DILLER: You’re really broad-minded. You know, Tony Randall and I were once doing a variety show together, and the first thing he said to me was something about fellatio. I don’t think I’d ever heard that word before, and I said, “I haven’t read much Shakespeare.”

GAROFALO: [laughs] But getting back to what we were saying about success, I tell you what, I would love to find out what it is like to be super wealthy.

DILLER: Oh god. I used to braid my hair into dollar signs. I thought about it all the time.

GAROFALO: I think about it all the time. And I want to have two or three kids. I want to start having them by the time I’m 35, though.

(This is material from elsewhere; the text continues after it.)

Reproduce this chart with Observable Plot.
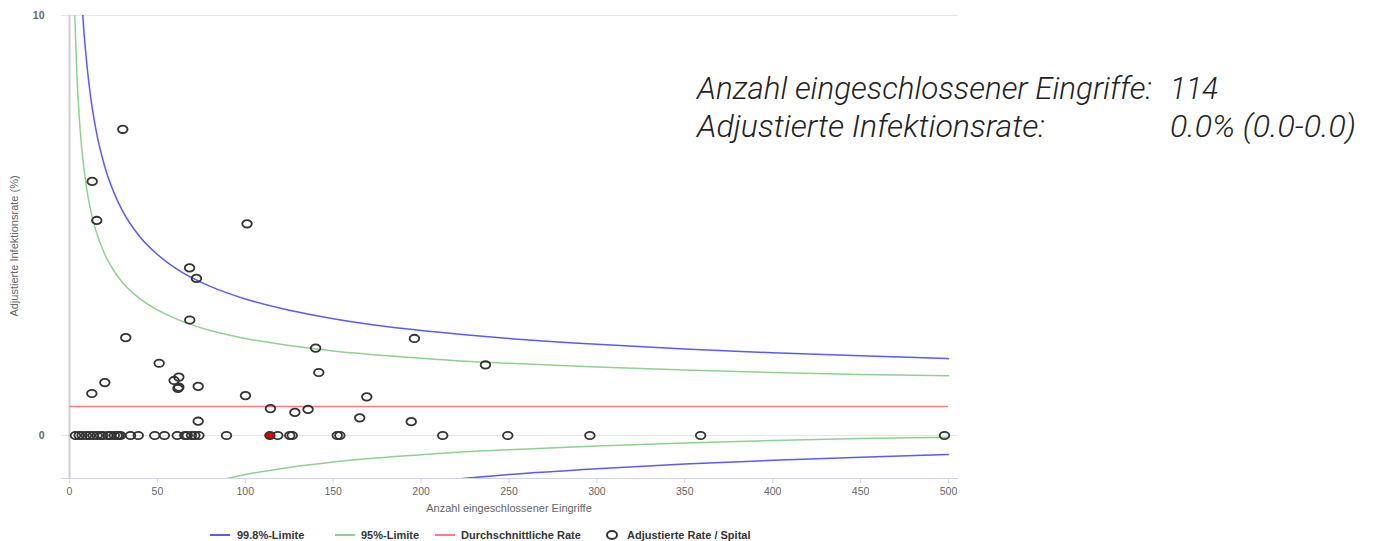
<!DOCTYPE html>
<html>
<head>
<meta charset="utf-8">
<script src="https://cdn.jsdelivr.net/npm/d3@7"></script>
<script src="https://cdn.jsdelivr.net/npm/@observablehq/plot@0.6"></script>
<style>
  html, body { margin: 0; padding: 0; background: #fff; }
  #wrap { position: relative; width: 1374px; height: 541px; overflow: hidden; font-family: "Liberation Sans", Arial, sans-serif; }
  #wrap svg { position: absolute; left: 0; top: 0; }
  .abs { position: absolute; white-space: nowrap; }
  .axtitle { font-size: 11px; color: #666; line-height: 14px; }
  .note { font-family: Roboto, "Liberation Sans", sans-serif; font-style: italic; font-weight: 300; font-size: 32px; line-height: 32px; color: #222; transform-origin: 0 50%; }
  .leg { font-size: 11px; font-weight: bold; color: #333; line-height: 14px; top: 528px; }
  .legline { position: absolute; top: 534px; height: 2px; width: 20px; }
</style>
</head>
<body>
<div id="wrap"></div>
<script>
// ---------- data ----------
const xTicks = [0, 50, 100, 150, 200, 250, 300, 350, 400, 450, 500];
const yTicks = [0, 10];
const yMin = -1.024; // lower end of the visible y range

// hospitals with a non-zero adjusted rate
const hospN    = [30.3, 12.9, 15.5, 101, 68.3, 72.2, 68.4, 32, 140, 196.2, 236.6, 51, 59.5, 62.2, 62.2, 61.7, 20.1, 12.7, 73.2, 100.1, 114.3, 128.2, 73.2, 135.7, 141.8, 169.1, 165.1, 194.4];
const hospRate = [7.29, 6.05, 5.12, 5.04, 3.99, 3.74, 2.75, 2.33, 2.08, 2.31, 1.68, 1.72, 1.31, 1.39, 1.15, 1.12, 1.26, 1.0, 1.17, 0.95, 0.64, 0.55, 0.34, 0.62, 1.50, 0.92, 0.42, 0.33];
// hospitals with rate 0
const zeroN = [3.4, 5.5, 7.2, 9.6, 11.5, 13.5, 15.7, 17.6, 19.0, 21.8, 23.3, 25.5, 27.1, 28.0, 29.0, 34.7, 39.1, 48.5, 54.0, 61.3, 65.6, 67.0, 69.4, 71.3, 73.6, 89.3, 118.5, 125.3, 126.7, 152.3, 153.8, 212.3, 249.3, 296, 359, 497.7];
const zeroRate = zeroN.map(() => 0);
// highlighted hospital
const ownN = [114];
const ownRate = [0];

// mean rate and control limits
const meanRate = 0.69;
const limitN   = [3, 4, 5, 6, 7, 8, 9, 10, 12, 15, 20, 25, 30, 40, 50, 60, 80, 90, 100, 125, 150, 200, 225, 250, 300, 350, 400, 450, 500];
const upper998 = [15.46, 13.48, 12.13, 11.13, 10.36, 9.73, 9.22, 8.78, 8.07, 7.29, 6.41, 5.81, 5.36, 4.73, 4.31, 3.99, 3.55, 3.39, 3.25, 2.98, 2.78, 2.50, 2.40, 2.31, 2.17, 2.06, 1.97, 1.90, 1.83];
const upper95  = [10.06, 8.80, 7.95, 7.31, 6.82, 6.43, 6.10, 5.82, 5.37, 4.88, 4.32, 3.94, 3.65, 3.26, 2.99, 2.79, 2.50, 2.40, 2.31, 2.14, 2.01, 1.84, 1.77, 1.72, 1.63, 1.56, 1.50, 1.45, 1.42];
const lower95  = [-8.68, -7.42, -6.57, -5.93, -5.44, -5.05, -4.72, -4.44, -3.99, -3.50, -2.94, -2.56, -2.27, -1.88, -1.61, -1.41, -1.12, -1.02, -0.93, -0.76, -0.63, -0.46, -0.39, -0.34, -0.25, -0.18, -0.12, -0.07, -0.04];
const lower998 = [-14.08, -12.10, -10.75, -9.75, -8.98, -8.35, -7.84, -7.40, -6.69, -5.91, -5.03, -4.43, -3.98, -3.35, -2.93, -2.61, -2.17, -2.01, -1.87, -1.60, -1.40, -1.12, -1.02, -0.93, -0.79, -0.68, -0.59, -0.52, -0.45];

const legendItems = ["99.8%-Limite", "95%-Limite", "Durchschnittliche Rate", "Adjustierte Rate / Spital"];
const noteLabels = ["Anzahl eingeschlossener Eingriffe:", "Adjustierte Infektionsrate:"];
const noteValues = ["114", "0.0% (0.0-0.0)"];

// ---------- styles ----------
const BLUE = "#5a5aff", GREEN = "#8fd28f", RED = "#ff7a7a";

const ellipse = {
  draw(context, size) {
    const r = Math.sqrt(size / Math.PI);
    const rx = r * 1.3, ry = r, k = 0.5523;
    context.moveTo(rx, 0);
    context.bezierCurveTo(rx, k * ry, k * rx, ry, 0, ry);
    context.bezierCurveTo(-k * rx, ry, -rx, k * ry, -rx, 0);
    context.bezierCurveTo(-rx, -k * ry, -k * rx, -ry, 0, -ry);
    context.bezierCurveTo(k * rx, -ry, rx, -k * ry, rx, 0);
    context.closePath();
  }
};

const pairs = (xs, ys) => xs.map((x, i) => [x, ys[i]]);

const plot = Plot.plot({
  width: 1374,
  height: 541,
  marginLeft: 61,
  marginRight: 416,
  marginTop: 15,
  marginBottom: 63,
  style: { fontFamily: "Liberation Sans, Arial, sans-serif", fontSize: "10.5px", color: "#666", background: "transparent" },
  x: { domain: [xTicks[0], xTicks[xTicks.length - 1]], insetLeft: 8, insetRight: 10 },
  y: { domain: [yMin, yTicks[yTicks.length - 1]] },
  marks: [
    Plot.gridY(yTicks, { stroke: "#e6e6e6", strokeOpacity: 1, strokeWidth: 1 }),
    Plot.ruleX([xTicks[0]], { stroke: "#cfcfcf", strokeWidth: 2 }),
    Plot.ruleY([yMin], { stroke: "#ccd6eb", strokeWidth: 1 }),
    Plot.axisX({ ticks: xTicks, tickSize: 5, tickPadding: 4, stroke: "#ccd6eb", fill: "#666", label: null }),
    Plot.axisY({ ticks: yTicks, tickSize: 0, tickPadding: 17, fill: "#666", fontWeight: "bold", label: null }),
    Plot.line(pairs(limitN, upper998), { curve: "monotone-x", stroke: BLUE, strokeWidth: 1.5, clip: true }),
    Plot.line(pairs(limitN, lower998), { curve: "monotone-x", stroke: BLUE, strokeWidth: 1.5, clip: true }),
    Plot.line(pairs(limitN, upper95), { curve: "monotone-x", stroke: GREEN, strokeWidth: 1.5, clip: true }),
    Plot.line(pairs(limitN, lower95), { curve: "monotone-x", stroke: GREEN, strokeWidth: 1.5, clip: true }),
    Plot.ruleY([meanRate], { x1: xTicks[0], x2: xTicks[xTicks.length - 1], stroke: RED, strokeWidth: 1.5 }),
    Plot.dot(pairs(zeroN, zeroRate), { symbol: ellipse, r: 3.7, stroke: "#333", strokeWidth: 1.8, fill: "none" }),
    Plot.dot(pairs(hospN, hospRate), { symbol: ellipse, r: 3.7, stroke: "#333", strokeWidth: 1.8, fill: "none" }),
    Plot.dot(pairs(ownN, ownRate), { symbol: ellipse, r: 3.7, stroke: "#333", strokeWidth: 1.8, fill: "#e00000" })
  ]
});

const wrap = document.getElementById("wrap");
wrap.appendChild(plot);

function addDiv(cls, text, css) {
  const d = document.createElement("div");
  d.className = "abs " + cls;
  d.textContent = text;
  Object.assign(d.style, css);
  wrap.appendChild(d);
  return d;
}

// axis titles
addDiv("axtitle", "Anzahl eingeschlossener Eingriffe", { left: "509px", top: "501px", transform: "translateX(-50%)" });
addDiv("axtitle", "Adjustierte Infektionsrate (%)", { left: "14px", top: "246px", transform: "translate(-50%,-50%) rotate(-90deg)" });

// legend
const legLeft = [237, 361, 461, 627];
const legLineLeft = [210, 335, 435];
const legColors = [BLUE, GREEN, RED];
legLineLeft.forEach((l, i) => {
  const s = document.createElement("div");
  s.className = "legline";
  s.style.left = l + "px";
  s.style.background = legColors[i];
  wrap.appendChild(s);
});
const sym = document.createElement("div");
Object.assign(sym.style, { position: "absolute", left: "606px", top: "530px", width: "8px", height: "6px", border: "2px solid #333", borderRadius: "50%" });
wrap.appendChild(sym);
legendItems.forEach((t, i) => addDiv("leg", t, { left: legLeft[i] + "px" }));

// annotation
const noteTop = [72, 110];
const labelWidth = [455, 348];
const valueWidth = [48, 186];
noteLabels.forEach((t, i) => {
  const a = addDiv("note", t, { left: "697px", top: noteTop[i] + "px" });
  const b = addDiv("note", noteValues[i], { left: "1170px", top: noteTop[i] + "px" });
  const wa = a.getBoundingClientRect().width, wb = b.getBoundingClientRect().width;
  a.style.transform = "scaleX(" + (labelWidth[i] / wa) + ")";
  b.style.transform = "scaleX(" + (valueWidth[i] / wb) + ")";
});
</script>
</body>
</html>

DILLER: Promise me you’ll breast-feed.

GAROFALO: All right, I will.

DILLER: It raises the IQ. Also, breast-feeding shrinks the uterus back to its original size. If you don’t shrink it back, it’s gonna be like an old purse.

GAROFALO: Well, I plan on trying to have two or three, whether it’s by nature or by adoption, with or without a husband.

DILLER: That’s good, because they’ll be very fortunate children.

GAROFALO: How do you know? How do you know I’m not a psycho?

DILLER: I can tell.

THIS INTERVIEW ORIGINALLY RAN IN THE MAY 1996 ISSUE OF INTERVIEW.